Housing and Public Works Minister Muhammad Shtayya said Israel should raze the homes of 8500 settlers set for evacuation from July and remove all rubble.

He said keeping the homes would not resolve a Palestinian housing shortage in Gaza, one of the most densely populated places on Earth.

"We are hoping that the houses will be destroyed. Other infrastructure, if they want to leave it, they are welcome," Shtayya said.
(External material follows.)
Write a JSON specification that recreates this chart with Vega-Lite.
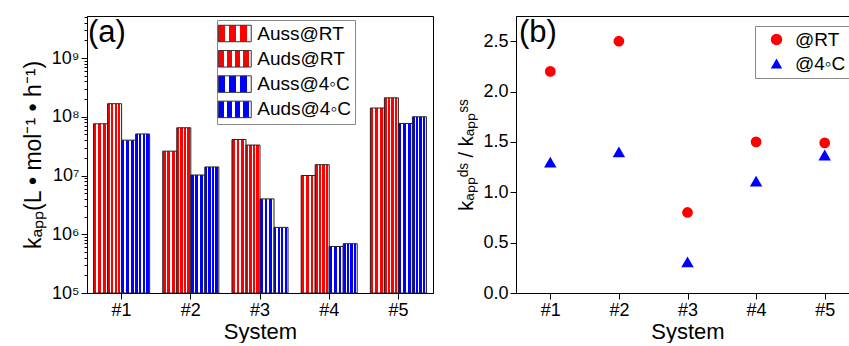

"These houses are not suitable for accommodating Palestinian people. The Jewish settlements are bungalows, villas, summer houses, tourist sites and so on. This does not at all suit our development pattern."

Gaza pull-out

Israel plans to withdraw its troops from Gaza and evacuate all 21 illegal settlements this year under Prime Minister Ariel Sharon's plan to "disengage" from conflict with the Palestinians. 

Gaza is one of the most densely
populated places on Earth

Palestinians fear the plan is an Israeli ruse to give up hard-to-defend Gaza while sealing its hold on the West Bank. The Palestinians want both Gaza and the West Bank, occupied by Israel since the 1967 Middle East war, for a future state.

Israel's Defence Ministry voiced a preference last week to leave the homes intact despite opposition by settlers. 

Washington has urged Israel not to destroy the homes, as it did in a 1982 pullout from settlements in the Sinai peninsula as part of a peace deal with Egypt.

Housing schemes

Shtayya said no final decision had been made on the use of the land vacated after the withdrawal, because Israel had yet to inform Palestinians what assets will be left.

"Whatever brings economic return for the people and the economy of Gaza, that is our target," he said. "Housing schemes are the most likely scenario."

"Whatever brings economic return for the people and the economy of Gaza, that is our target"

Muhammad Shtayya,
Palestinian housing and public works minister

Shtayya said the Palestinian Authority was considering building development towns on Gaza settlement lands at a cost of hundreds of millions of dollars to ease severe crowding.

Gaza's housing shortage has been worsened by a high birth rate and Israeli army demolitions that have made thousands homeless during raids, especially on the border with Egypt.

Israel says the raids are aimed at fighting arms smuggling through tunnels built by resistance groups.

Farms privatised

New housing, which Shtayya hoped would be paid for largely by international donors, would be in apartment blocks to make efficient use of scarce land in Gaza, a tiny, impoverished coastal strip that is home to 1.3 million Palestinians. 

He said the Palestinian Authority hoped to quickly privatise farming operations and possibly other infrastructure left by settlers, but the land itself would belong to the Authority.

Proceeds, including from the possible privatisation of a hotel if left intact, may be put in a fund to pay for housing projects.

The Palestinian Authority will also create a tribunal to judge private Palestinian claims to land in Gaza and four West Bank settlements also set for evacuation, Shtayya said. 

"Any person who has a land deed can come forward and claim his land back," he said, adding he hoped the tribunal would be in place before the pullout.

Palestinians expect roughly 95% of Gaza settlement lands will be government property after the withdrawal.